Just last night, for instance, an Iranian official shot down an Agence France Press (AFP) report on the Islamic Republic’s readiness to allow inspections of its military sites. He insists the article, which is based entirely on the claims of a ‘senior US official’, “deliberately distorted information to influence the negotiations.”

“We will never allow anyone to inspect military sites because they are not relevant to the IAEA inspections.” He added: “We have serious doubt about the intentions of those who are pushing for access to our defense installations.”

The Iranian government has, on two separate occasions in 2005, “voluntarily provided access” to the IAEA to inspect a single “suspected site” called Parchin. According to an official source, “we did it because we wanted to close – once and for all – the issue of the ‘potential military dimension’ (PMD), even though we know it’s a fabricated story and we knew the US knew it was fabricated.”

“These (the PMD) are not real issues. They are more a matter of the US trying to prove the credibility of past claims. It was wrong, they knew they were wrong, but they have a need to stick to the script…Kerry himself has said the PMD issue has been distorted ‘a little bit’ – to put it mildly.”

“We don’t care how much they want to be tough on the PMD,” says the source. “It is a security case that doesn’t have any end,” which is why Iran’s top leadership has drawn a firm ‘red line’ under matters that have no reasonable or logical relevance to the IAEA’s task at hand.

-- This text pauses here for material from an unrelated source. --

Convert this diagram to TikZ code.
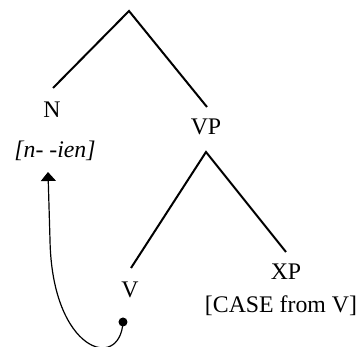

U.S. Secretary of Energy Ernest Moniz (L), U.S. Secretary of State John Kerry (C) and U.S. Under Secretary for Political Affairs Wendy Sherman meet Iranian Foreign Minister Javad Zarif (not pictured) at a hotel in Vienna, Austria June 30, 2015. (Reuters/ Carlos Barria)
U.S. Secretary of Energy Ernest Moniz (L), U.S. Secretary of State John Kerry (C) and U.S. Under Secretary for Political Affairs Wendy Sherman meet Iranian Foreign Minister Javad Zarif (not pictured) at a hotel in Vienna, Austria June 30, 2015. (Reuters/ Carlos Barria)
Iran’s few red lines are there for good reason.

Prompted by the IAEA’s suspicions, in 2008, the Islamic Republic provided information on their EBW (Exploding Bridgewire) program to the nuclear agency. One of the authors of this study was Darioush Rezaeinejad, a postgraduate electrical engineering student. “The IAEA said this has dual-use applications,” says an Iranian familiar with the case. “Darioush was one of five Iranian scientists assassinated later, in front of his family – the knowledge that he had got him killed.”

“We are not afraid of our past so we are ready to do any kind of activity to clarify this for the whole world,” he explains. “But only within a process that would not lead to the death of our scientists.”